Innovating at Work and in the World: GS Engineers Are Responding to COVID-19

15 JUL 2020

In response to the global COVID-19 crisis, engineers at Goldman Sachs have taken their passion and creativity for technology and applied it to making an impact in the communities where they work and live. From contact-tracing algorithms, to robust machine learning frameworks and data visualizations, our engineers are using their skills to drive change around the world.

 

Data Science Tools for Hospitals and Governments

New York State Department of Health
United States

[Update - 13 OCT 2020]  A group of engineers volunteered with the New York State Department of Health (NYS-DOH) to build a data pipeline infrastructure to help with the State's contact tracing initiatives. Test results collected from medical laboratories throughout New York are used by the State for analytics reports and to aid in contact tracing efforts. Our engineers helped address patient data quality issues by creating data ingestion and enrichment pipelines deployed in Google Cloud. The cloud-based infrastructure provides researchers with access to data, without granting them access to the State’s on-premise database to protect patient privacy. To enhance data quality, the team also built a pipeline to a third-party vendor that provides contact information of individuals who test positive for the virus, improving the impact of contact tracing. On October 1, the NYS-DOH also launched the mobile applications for COVID-19 contact tracing, which will greatly benefit from the data ingestion and data enrichment pipelines created by our engineers.
 

Mount Sinai Health System
United States

Engineers at Goldman Sachs collaborated with the Mount Sinai Health System in New York on a number of data science projects to improve the reliability of critical data science infrastructure and help test hypotheses around clinical trials of new therapies. They built a new machine learning framework to advance rapid development and testing of deep learning models at scale. The resulting tools helped the healthcare network to better allocate resources where they are most needed. 
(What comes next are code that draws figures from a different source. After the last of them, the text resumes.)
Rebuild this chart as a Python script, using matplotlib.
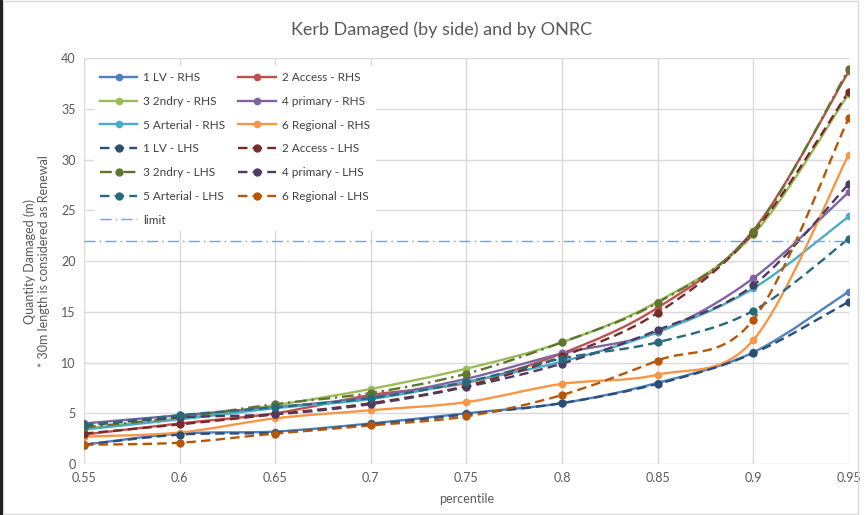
import matplotlib.pyplot as plt
from matplotlib.patches import Rectangle, PathPatch
from matplotlib.path import Path
from matplotlib.lines import Line2D

plt.rcParams['font.family'] = ['Lato', 'DejaVu Sans']

pct = [0.55, 0.6, 0.65, 0.7, 0.75, 0.8, 0.85, 0.9, 0.95]

lv_rhs = [1.9, 3.0, 3.2, 4.0, 5.0, 6.0, 8.0, 11.0, 17.0]
access_rhs = [2.9, 4.0, 5.0, 6.8, 8.0, 10.9, 15.4, 23.0, 38.7]
ndry_rhs = [3.5, 4.5, 5.8, 7.4, 9.4, 12.0, 16.0, 22.6, 36.5]
primary_rhs = [4.0, 4.8, 5.6, 6.6, 8.4, 10.9, 13.0, 18.3, 26.8]
arterial_rhs = [3.4, 4.4, 5.5, 6.4, 8.1, 10.1, 13.0, 17.3, 24.4]
regional_rhs = [2.7, 3.1, 4.5, 5.3, 6.1, 7.9, 8.8, 12.2, 30.5]

lv_lhs = [1.9, 2.9, 3.1, 3.9, 4.9, 6.0, 7.9, 10.9, 16.0]
access_lhs = [3.0, 3.9, 4.9, 6.0, 7.7, 10.6, 14.9, 22.8, 36.7]
ndry_lhs = [3.6, 4.6, 5.9, 7.0, 8.9, 12.0, 15.9, 22.9, 38.9]
primary_lhs = [3.8, 4.6, 4.9, 5.9, 7.6, 9.9, 13.2, 17.6, 27.6]
arterial_lhs = [3.8, 4.8, 5.6, 6.5, 8.1, 10.4, 12.0, 15.1, 22.2]
regional_lhs = [1.9, 2.1, 3.0, 3.8, 4.7, 6.8, 10.2, 14.2, 34.1]

limit = 22

names = ['1 LV', '2 Access', '3 2ndry', '4 primary', '5 Arterial', '6 Regional']
rhs = [lv_rhs, access_rhs, ndry_rhs, primary_rhs, arterial_rhs, regional_rhs]
lhs = [lv_lhs, access_lhs, ndry_lhs, primary_lhs, arterial_lhs, regional_lhs]
rhs_colors = ['#4f81bd', '#c0504d', '#9bbb59', '#8064a2', '#4bacc6', '#f79646']
lhs_colors = ['#2c4d75', '#772c2a', '#5f7530', '#4d3b62', '#276a7c', '#b65708']


def smooth_path(xs, ys):
    # Excel style smoothed line: bezier segments through the points
    pts = list(zip(xs, ys))
    n = len(pts)
    verts = [pts[0]]
    codes = [Path.MOVETO]
    for i in range(n - 1):
        p0 = pts[max(i - 1, 0)]
        p1 = pts[i]
        p2 = pts[i + 1]
        p3 = pts[min(i + 2, n - 1)]
        c1 = (p1[0] + (p2[0] - p0[0]) / 6, p1[1] + (p2[1] - p0[1]) / 6)
        c2 = (p2[0] - (p3[0] - p1[0]) / 6, p2[1] - (p3[1] - p1[1]) / 6)
        verts += [c1, c2, p2]
        codes += [Path.CURVE4] * 3
    return Path(verts, codes)


fig = plt.figure(figsize=(8.67, 5.15), dpi=100)
ax = fig.add_axes([0.0969, 0.099, 0.882, 0.788])

handles = {}


def add_series(label, vals, col, style, ms):
    ax.add_patch(PathPatch(smooth_path(pct, vals), fill=False, edgecolor=col,
                           lw=1.7, ls=style, zorder=2))
    ax.plot(pct, vals, ls='none', color=col, marker='o', ms=ms, zorder=3)
    handles[label] = Line2D([], [], color=col, lw=1.7, ls=style, marker='o', ms=ms)


for name, vals, col in zip(names, rhs, rhs_colors):
    add_series(name + ' - RHS', vals, col, '-', 4.5)
for name, vals, col in zip(names, lhs, lhs_colors):
    style = (0, (5, 2, 1, 2)) if name == '3 2ndry' else (0, (4, 2.2))
    add_series(name + ' - LHS', vals, col, style, 5)
h = ax.axhline(limit, color='#7f9fd0', lw=1, ls=(0, (8, 3, 1, 3)), label='limit')
handles['limit'] = h

# legend filled column by column, so reorder to match the row layout
order = ['1 LV - RHS', '3 2ndry - RHS', '5 Arterial - RHS', '1 LV - LHS',
         '3 2ndry - LHS', '5 Arterial - LHS', 'limit',
         '2 Access - RHS', '4 primary - RHS', '6 Regional - RHS',
         '2 Access - LHS', '4 primary - LHS', '6 Regional - LHS']
leg = ax.legend([handles[k] for k in order], order, ncol=2, loc='upper left',
                bbox_to_anchor=(0.005, 0.995), frameon=True, facecolor='white',
                edgecolor='none', framealpha=1, fontsize=8.5, labelspacing=1.08,
                handlelength=3.2, handletextpad=0.5, columnspacing=1.1,
                borderpad=0.5)
leg.set_zorder(5)
for t in leg.get_texts():
    t.set_color('#404040')

ax.set_xlim(0.55, 0.95)
ax.set_ylim(0, 40)
ax.set_xticks(pct)
ax.set_xticklabels(['0.55', '0.6', '0.65', '0.7', '0.75', '0.8', '0.85', '0.9', '0.95'])
ax.set_yticks(range(0, 41, 5))
ax.grid(True, color='#d9d9d9', lw=1)
ax.set_axisbelow(True)
for s in ax.spines.values():
    s.set_visible(False)
ax.tick_params(length=0, labelsize=9, colors='#595959', pad=6)

fig.text(0.509, 0.942, 'Kerb Damaged (by side) and by ONRC', fontsize=13,
         color='#595959', ha='center', va='center')
ax.set_xlabel('percentile', fontsize=9, color='#595959', labelpad=6)
ax.set_ylabel('Quantity Damaged (m)\n* 30m length is considered as Renewal',
              fontsize=9, color='#595959', labelpad=8)

fig.patches.append(Rectangle((0.003, 0.002), 0.987, 0.996, transform=fig.transFigure,
                             fill=False, edgecolor='#d9d9d9', lw=1))
fig.patches.append(Rectangle((0.0, 0.0), 0.003, 1.0, transform=fig.transFigure,
                             color='#202020', lw=0))

fig.savefig('out.png', dpi=100)
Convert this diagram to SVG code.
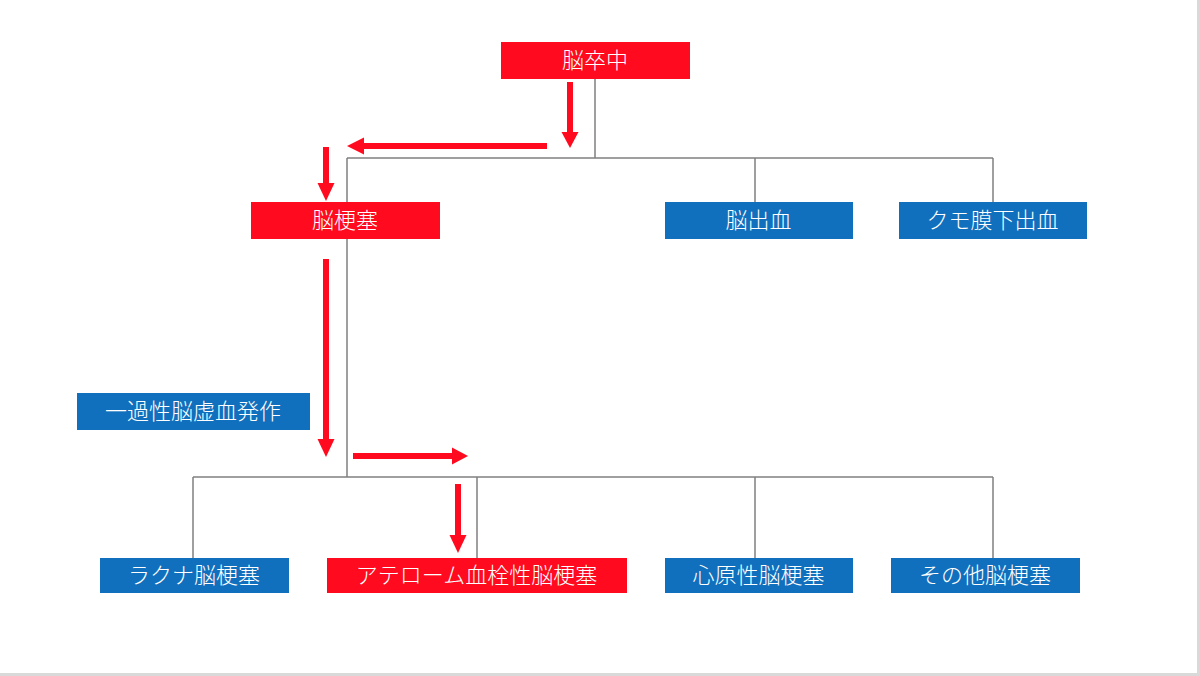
<svg xmlns="http://www.w3.org/2000/svg" width="1200" height="676" viewBox="0 0 1200 676">
<defs>
<style>
.red{fill:#ff0a1e}
.blue{fill:#1170bd}
.lbl{font-family:"Noto Sans CJK JP","Noto Sans",sans-serif;font-size:22px;font-weight:300;fill:#ffffff;text-anchor:middle;dominant-baseline:central}
.ln{stroke:#808080;stroke-width:1.5;fill:none}
.ar{stroke:#ff0a1e;stroke-width:6;fill:none}
.hd{fill:#ff0a1e}
</style>
</defs>
<rect x="0" y="0" width="1200" height="676" fill="#ffffff"/>
<path d="M0 674.5H1198.5V0" stroke="#d9d9d9" stroke-width="3" fill="none"/>
<g id="connectors">
<path class="ln" d="M595 79V158M347 158H993M347 158V202M755 158V202M993 158V202"/>
<path class="ln" d="M347 239V477M193 477H993M193 477V558M477 477V558M755 477V558M993 477V558"/>
</g>
<g id="arrows">
<path class="ar" d="M570 82V134"/><path class="hd" d="M561.5 132H578.5L570 148Z"/>
<path class="ar" d="M547 146H362"/><path class="hd" d="M364 137.5V154.5L347 146Z"/>
<path class="ar" d="M326 147V185"/><path class="hd" d="M317.5 183H334.5L326 201Z"/>
<path class="ar" d="M326 259V441"/><path class="hd" d="M317.5 439H334.5L326 457Z"/>
<path class="ar" d="M353 456H454"/><path class="hd" d="M452 447.5V464.5L468 456Z"/>
<path class="ar" d="M458 484V537"/><path class="hd" d="M449.5 535H466.5L458 553Z"/>
</g>
<g id="n1"><rect class="red" x="501" y="42" width="189" height="37"/><text class="lbl" x="595" y="58">脳卒中</text></g>
<g id="n2"><rect class="red" x="251" y="202" width="189" height="37"/><text class="lbl" x="345" y="218">脳梗塞</text></g>
<g id="n3"><rect class="blue" x="665" y="202" width="188" height="37"/><text class="lbl" x="758.5" y="218">脳出血</text></g>
<g id="n4"><rect class="blue" x="899" y="202" width="188" height="37"/><text class="lbl" x="992.5" y="218">クモ膜下出血</text></g>
<g id="n5"><rect class="blue" x="77" y="393" width="233" height="37"/><text class="lbl" x="193" y="409">一過性脳虚血発作</text></g>
<g id="n6"><rect class="blue" x="100" y="558" width="189" height="35"/><text class="lbl" x="194" y="572.5">ラクナ脳梗塞</text></g>
<g id="n7"><rect class="red" x="327" y="558" width="300" height="35"/><text class="lbl" x="476.5" y="572.5">アテローム血栓性脳梗塞</text></g>
<g id="n8"><rect class="blue" x="665" y="558" width="188" height="35"/><text class="lbl" x="758.5" y="572.5">心原性脳梗塞</text></g>
<g id="n9"><rect class="blue" x="891" y="558" width="189" height="35"/><text class="lbl" x="985" y="572.5">その他脳梗塞</text></g>
</svg>
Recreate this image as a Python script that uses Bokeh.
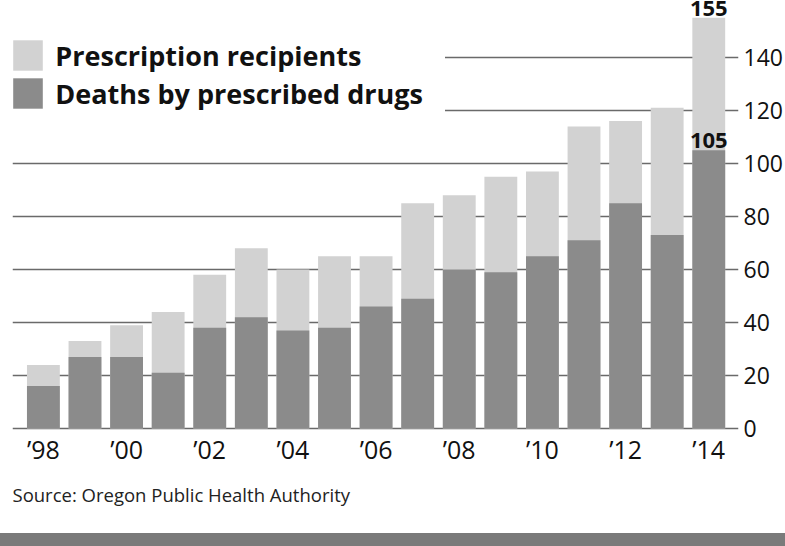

Engineers from the Goldman Sachs team who worked with Mount Sinai on seven data science projects in the wake of the pandemic.


Visualizing and Distributing COVID-19 Data

NHS Digital, part of the National Health Service of England
United Kingdom

In the United Kingdom, our engineers are partnering with NHS Digital, the engineering arm of the National Health Service to help visualize and distribute COVID-19 related data through an accessible interface which allows for greater transparency to the public as well as national and local authorities.

Over the last two months, the team has helped create public and private dashboards which show a range of important measures such as: the pandemic’s progression at local and national levels; trends in suspected and confirmed cases; test results; deaths attributed to COVID-19; and, statistics about at-risk members of the public.


Connecting People in Need

CovidSOS
India

To help at-risk populations receive essential deliveries of groceries and medicine to their homes, two members of our engineering team in Bengaluru, Vaibhav and Chandan, built an online platform called CovidSOS.  The free platform, which connects individuals to volunteers using geospatial technology, has already served more than 6,000 people in over 40 cities in India—within three months of its launch. There are over 2,000 volunteers connected through the platform which is now serving more than 500 families weekly.  It covers more than half of Bengaluru and Mumbai geographically.


Upskilling Program to Fulfill Medical Need

Nightingale London Education Project, in partnership with NHS
United Kingdom

Goldman Sachs provided 15 laptops to the NHS for the Nightingale London Education project, aimed at maximizing expertise of critical care clinicians, staff, and volunteers. The program seeks to support the work at NHS Nightingale, a specially constructed hospital to support all NHS London hospitals in the event of a surge of COVID-19, and has inducted and educated nearly 2,500 people to date. Faculty used these laptops to develop educational materials and lesson plans, to check in over 250 people a day for training, and to facilitate conference calls over Zoom, amongst other things.


Face Shields for Frontline Healthcare Workers

Andy [left] has printed 50 face shields with his 10-year old son, and Richard [right] has 3D printed 25 face shields.

3DCrowd
United Kingdom

Richard and Andy, vice presidents based in London, have worked as part of a collective effort coordinated by 3DCrowd. Using their home 3D printing resources, they created face shields for the NHS front line workers. By June 24, the organization had produced nearly 200,000 face shields with the help of more than 8,000 volunteers.  


Jersey City Rapid Maker Response Group (JCRMRG)
United States

Fred, a managing director in our Jersey City office, joined JCRMRG to volunteer his 3D printing equipment and skills to produce face shields for healthcare workers. He has since printed and distributed 100 face shields with the team. In less than three weeks, the JCRMRG delivered more than 3,000 face shields to local hospitals. Since then, the group has injection-molded more than 30,000 bands and has been assembling these into face shields to distribute them to hospitals and health care centers in the region.